A resurfaced pool surface feels solid underfoot. Not chalky. Not thin. Just smooth and consistent. Under LED lighting, it looks deeper and more natural compared to flat paint.

It’s also more forgiving. Balanced water chemistry still matters, but modern finishes are less sensitive to swings in chlorine or other chemicals.

Instead of repeating the same process every few years, resurfacing gives you a longer run before you need to think about it again.

When Pool Paint Actually Makes Sense

There are situations where pool paint is the right call.

It works when:

  • You plan to sell the home soon.

  • You need a quick aesthetic improvement.

  • The budget does not allow for resurfacing yet.

  • You want a temporary reset before a larger project.

In these cases, painting is not a bad idea. It does what it’s meant to do. It makes the pool look better fast. The key is just seeing it for what it is, a short-term move, not a long-term solution.

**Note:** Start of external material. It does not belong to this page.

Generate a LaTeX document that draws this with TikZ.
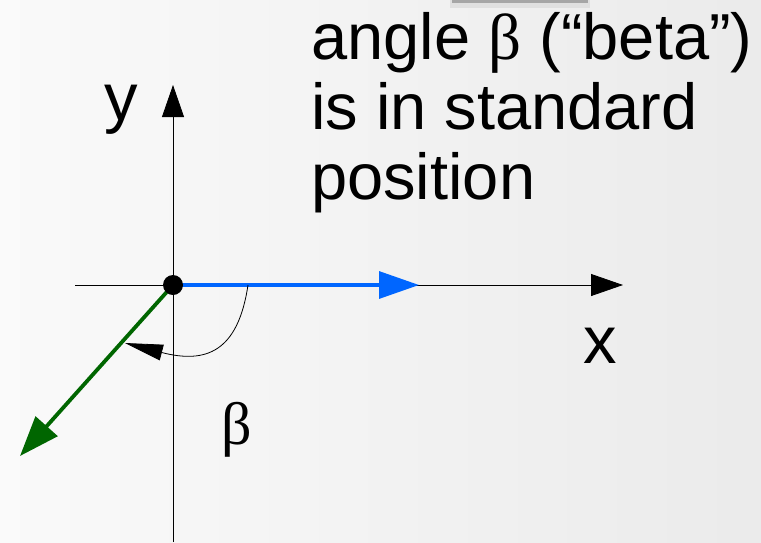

When Pool Resurfacing Is the Smarter Move

There’s a point where continuing to repaint becomes more difficult than it’s worth.

Resurfacing makes more sense when:

  • The pool surface feels rough or uneven.

  • You’ve already gone through one or two repainting cycles.

  • Stains or algae keep coming back.

  • You plan to stay in the home for several years.

At that stage, the issue isn’t just cosmetic anymore. It’s actual wear and tear on the structure. This is where resurfacing stops being a choice and starts being the only reliable way to fix the root problem.

Pool Paint vs Resurfacing: A Simple Long-Term Comparison

Here’s a clear way to look at it over time:

Factor

Pool Paint

Pool Resurfacing

Upfront Cost

Lower

Higher

Lifespan

1 to 3 years

10 to 15+ years

Maintenance

Frequent

Minimal

Surface Feel

Can be chalky or slick

Smooth and solid

Durability

Thin coating

Built to last

Estimated 10-Year Cost

  • Pool Paint: $8,000 to $15,000+ from repeated jobs and prep

  • Pool Resurfacing: $6,000 to $12,000, depending on material

That gap is where the decision usually becomes clear.

So, Is Pool Paint a Cheap Fix or an Expensive Mistake?

It depends on what you need right now.

If you need a fast, affordable way to improve how your pool looks, pool paint does the job. It’s a quick fix that works in the right situation.

But if the goal is to stop repeating the same repair every couple of years, the numbers start to tell a different story. That’s where pool resurfacing becomes the more practical move in the long run.

At Creative Pool & Spa, the focus stays simple. Start with what the surface actually needs. Then recommend a solution that holds up, not just something that looks good for now. Because the real win is not just a better-looking pool. It’s not having to redo it again anytime soon.